A great nothingness was before him, a great nothingness that was Something, a great nothingness that was All; and in the warm freedom from the tangible he knew his Saviour and was absorbed by Him.
I am glad I found the passage, having remembered exactly only the sentence, "If he must love his neighbour he would love him without looking at him." But the radiance of the whole thing cries out, and the great mysterious dilemma is made plain.
In explaining something to Olga on the drive back it becomes relevant to know the Spanish word for "flesh," which I suddenly can't remember. So I ask Maria—and she can't remember, though she spoke not a word of English when, at age five, she arrived from Mexico. I get terribly exasperated, and Gloria and Rebeca offer several substitutes, none of them correct, so I find a circumlocutory way to tell Olga what I had in mind to relate—about how, in the Catholic Mass, the species were united for hundreds of years, with only the priest taking both the bread and the wine, representing, or more accurately incorporating, the flesh and the blood; whereas of course now in many churches anyone who desires it is also given the chalice from which to take wine. I reflect that it is the failure to come up with the exact word you wish that can result in tiring one so awfully when using a foreign tongue. Consider, for instance, forgetting in English, let's say, the word "apple," and trying to communicate, let us say, that "fresh cider is made by crushing apples." I will find myself, in my desperation, saying some such thing as, "fresh cider is made by crushing the fruit that Eve gave to Adam." After a while that kind of thing tires you, as it must the listener. The alternative is to change what you intend to say, so that when you come to the thought that fresh cider is made by crushing apples, you find yourself saying that fresh orange juice is made by crushing oranges, but then you have to figure out a way to relate that to the jug of cider being sold at the side of the road that launched you into
this discussion in the first place.
Always they thank me when I stop the car and let them out, and always I say, "For nothing," which is exactly accurate. I let the girls out of the back of the station wagon and then get into the driver's seat again, because I must go to see Tom.
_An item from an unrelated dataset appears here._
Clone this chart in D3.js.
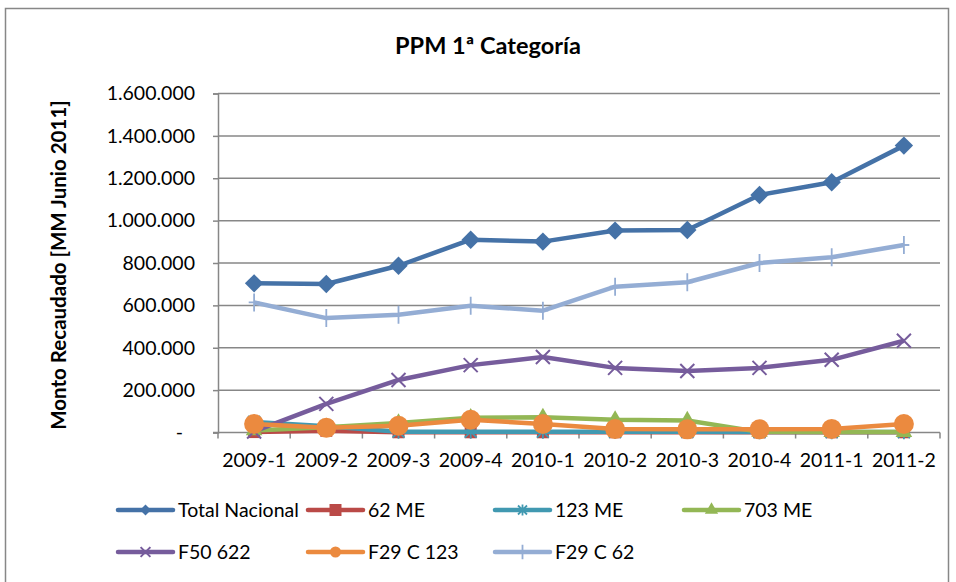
<!DOCTYPE html>
<html>
<head>
<meta charset="utf-8">
<script src="https://cdn.jsdelivr.net/npm/d3@7"></script>
<style>
  body { margin: 0; background: #fff; }
  svg { font-family: Lato, "Open Sans", sans-serif; }
</style>
</head>
<body>
<svg id="chart" width="956" height="582"></svg>
<script>
// data
const periods = ['2009-1', '2009-2', '2009-3', '2009-4', '2010-1', '2010-2', '2010-3', '2010-4', '2011-1', '2011-2'];
const totalNacional = [704000, 701000, 787000, 910000, 901000, 953000, 956000, 1121000, 1181000, 1354000];
const me62 = [2000, 8000, 1000, 1000, 1000, 1000, 1000, 1000, 1000, 1000];
const me123 = [50000, 30000, 4000, 4000, 4000, 3000, 3000, 2000, 2000, 2000];
const me703 = [10000, 25000, 45000, 70000, 72000, 60000, 57000, 3000, 2000, 2000];
const f50_622 = [5000, 135000, 248000, 318000, 356000, 305000, 290000, 305000, 343000, 433000];
const f29c123 = [40000, 22000, 32000, 60000, 40000, 16000, 15000, 15000, 17000, 40000];
const f29c62 = [614000, 540000, 556000, 598000, 575000, 688000, 709000, 800000, 827000, 885000];
const yTicks = [0, 200000, 400000, 600000, 800000, 1000000, 1200000, 1400000, 1600000];

const series = [
  { name: 'Total Nacional', values: totalNacional, color: '#4572A7', marker: 'diamond' },
  { name: '62 ME', values: me62, color: '#BA4A47', marker: 'square' },
  { name: '123 ME', values: me123, color: '#4199B1', marker: 'star' },
  { name: '703 ME', values: me703, color: '#93B755', marker: 'triangle' },
  { name: 'F50 622', values: f50_622, color: '#765C9C', marker: 'x' },
  { name: 'F29 C 123', values: f29c123, color: '#EB8A3F', marker: 'circle' },
  { name: 'F29 C 62', values: f29c62, color: '#94ADD4', marker: 'plus' }
];

const svg = d3.select('#chart');
const grey = '#878787';

// chart frame
svg.append('rect')
  .attr('x', 5.5).attr('y', 8.5)
  .attr('width', 943).attr('height', 600)
  .attr('fill', '#fff').attr('stroke', grey).attr('stroke-width', 1.5);

const x = d3.scaleBand().domain(periods).range([218, 940]);
const y = d3.scaleLinear().domain([0, 1600000]).range([432.5, 93.5]);

const loc = d3.formatLocale({ decimal: ',', thousands: '.', grouping: [3], currency: ['$', ''] });
const fmt = loc.format(',d');

// gridlines
svg.append('g').selectAll('line')
  .data(yTicks.filter(d => d > 0))
  .join('line')
  .attr('x1', 218).attr('x2', 940)
  .attr('y1', d => y(d)).attr('y2', d => y(d))
  .attr('stroke', grey).attr('stroke-width', 1.5);

// y axis
const yAxis = svg.append('g')
  .attr('transform', 'translate(218,0)')
  .call(d3.axisLeft(y).tickValues(yTicks).tickSize(5).tickPadding(18)
    .tickFormat(d => d === 0 ? '-' : fmt(d)));
yAxis.select('.domain').attr('stroke', grey).attr('stroke-width', 1.5);
yAxis.selectAll('.tick line').attr('stroke', grey).attr('stroke-width', 1.5);
yAxis.selectAll('.tick text')
  .attr('font-family', 'Lato, sans-serif').attr('font-size', 19.5).attr('fill', '#000');
yAxis.selectAll('.tick').filter(d => d === 0).select('text').attr('dx', -12);

// x axis
svg.append('line')
  .attr('x1', 213).attr('x2', 940)
  .attr('y1', y(0)).attr('y2', y(0))
  .attr('stroke', grey).attr('stroke-width', 1.5);
const bounds = periods.map(p => x(p)).concat([x.range()[1]]);
svg.append('g').selectAll('line')
  .data(bounds)
  .join('line')
  .attr('x1', d => d).attr('x2', d => d)
  .attr('y1', y(0)).attr('y2', y(0) + 6)
  .attr('stroke', grey).attr('stroke-width', 1.5);
svg.append('g').selectAll('text')
  .data(periods)
  .join('text')
  .attr('x', d => x(d) + x.bandwidth() / 2)
  .attr('y', 467)
  .attr('text-anchor', 'middle')
  .attr('font-size', 19.5)
  .text(d => d);

// titles
svg.append('text')
  .attr('x', 488).attr('y', 54)
  .attr('text-anchor', 'middle')
  .attr('font-weight', 'bold').attr('font-size', 23.5)
  .text('PPM 1ª Categoría');
svg.append('text')
  .attr('transform', 'translate(66,265) rotate(-90)')
  .attr('text-anchor', 'middle')
  .attr('font-weight', 'bold').attr('font-size', 20.5)
  .text('Monto Recaudado [MM Junio 2011]');

// marker drawing
function drawMarker(g, type, color, s) {
  if (type === 'diamond') {
    g.append('path').attr('d', d3.symbol(d3.symbolSquare, 13 * 13 * s * s)())
      .attr('transform', 'rotate(45)').attr('fill', color);
  } else if (type === 'square') {
    g.append('path').attr('d', d3.symbol(d3.symbolSquare, 12 * 12 * s * s)()).attr('fill', color);
  } else if (type === 'triangle') {
    g.append('path').attr('d', d3.symbol(d3.symbolTriangle, 120 * s * s)()).attr('fill', color);
  } else if (type === 'circle') {
    g.append('circle').attr('r', 10 * s).attr('fill', color);
  } else if (type === 'x') {
    const h = 7 * s;
    g.append('path').attr('d', `M${-h},${-h}L${h},${h}M${-h},${h}L${h},${-h}`)
      .attr('stroke', color).attr('stroke-width', 2).attr('fill', 'none');
  } else if (type === 'star') {
    const h = 6 * s;
    g.append('path').attr('d', `M${-h},${-h}L${h},${h}M${-h},${h}L${h},${-h}M0,${-h * 1.2}L0,${h * 1.2}`)
      .attr('stroke', color).attr('stroke-width', 1.8).attr('fill', 'none');
  } else if (type === 'plus') {
    const h = 9 * s;
    g.append('path').attr('d', `M0,${-h}L0,${h}M${-h * 0.6},0L${h * 0.6},0`)
      .attr('stroke', color).attr('stroke-width', 1.8).attr('fill', 'none');
  }
}

const line = d3.line()
  .x((d, i) => x(periods[i]) + x.bandwidth() / 2)
  .y(d => y(d));

series.forEach(s => {
  const g = svg.append('g');
  g.append('path')
    .attr('d', line(s.values))
    .attr('fill', 'none')
    .attr('stroke', s.color)
    .attr('stroke-width', 4.5)
    .attr('stroke-linejoin', 'round');
  s.values.forEach((v, i) => {
    const m = g.append('g')
      .attr('transform', `translate(${x(periods[i]) + x.bandwidth() / 2},${y(v)})`);
    drawMarker(m, s.marker, s.color, 1);
  });
});

// legend (markers drawn smaller than in the plot)
const legendX = [118, 308, 495, 684];
const legendY = [510, 552];
const legendScale = { diamond: 0.6, square: 1, star: 0.75, triangle: 0.8, x: 0.7, circle: 0.55, plus: 0.8 };
series.forEach((s, i) => {
  const lx = legendX[i % 4];
  const ly = legendY[Math.floor(i / 4)];
  const g = svg.append('g');
  g.append('line')
    .attr('x1', lx).attr('x2', lx + 55)
    .attr('y1', ly).attr('y2', ly)
    .attr('stroke', s.color).attr('stroke-width', 4.5).attr('stroke-linecap', 'round');
  drawMarker(g.append('g').attr('transform', `translate(${lx + 27.5},${ly})`), s.marker, s.color, legendScale[s.marker]);
  g.append('text')
    .attr('x', lx + 60).attr('y', ly + 7)
    .attr('font-size', 19.5)
    .text(s.name);
});
</script>
</body>
</html>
Tom Hume is in the hospital, having suffered a stroke that paralyzed his right side. It happened six weeks ago, and this is my third visit, having learned of the stroke from Tulita, his wife, only a fortnight ago. Tom and I were at Yale together. He is the architect of my music room, of our beautiful bedroom that looks out over so considerable an area of the sea, and of my swimming pool, though this he did not complete, having left to join a large firm of architects in New York City. We share also an enthusiasm for the sea, and Tom is as experienced a yachtsman as anyone I know. A month before his stroke we set out, with Van Galbraith and Danny Merritt and Reggie Stoops, in Patito, to take her to Newport where she would undergo refinements. We left at six in the evening and reached Newport at 10:30 in the morning, a distance of about 135 miles. We really flew to Newport that night, with absolutely relentless, but even-handed, winds all the way, coming in from the south and permitting us to exit the Sound at maximum ebb tide. Tom is tall, handsome, muscular, thin. He doesn't drink. He hasn't smoked for several years.
Why a stroke? No one knows, of course. The competent Tulita, having brought up six children, now works for Channel 13 in New York, but substantially she has become a therapist, wholly confident of Tom's recovery.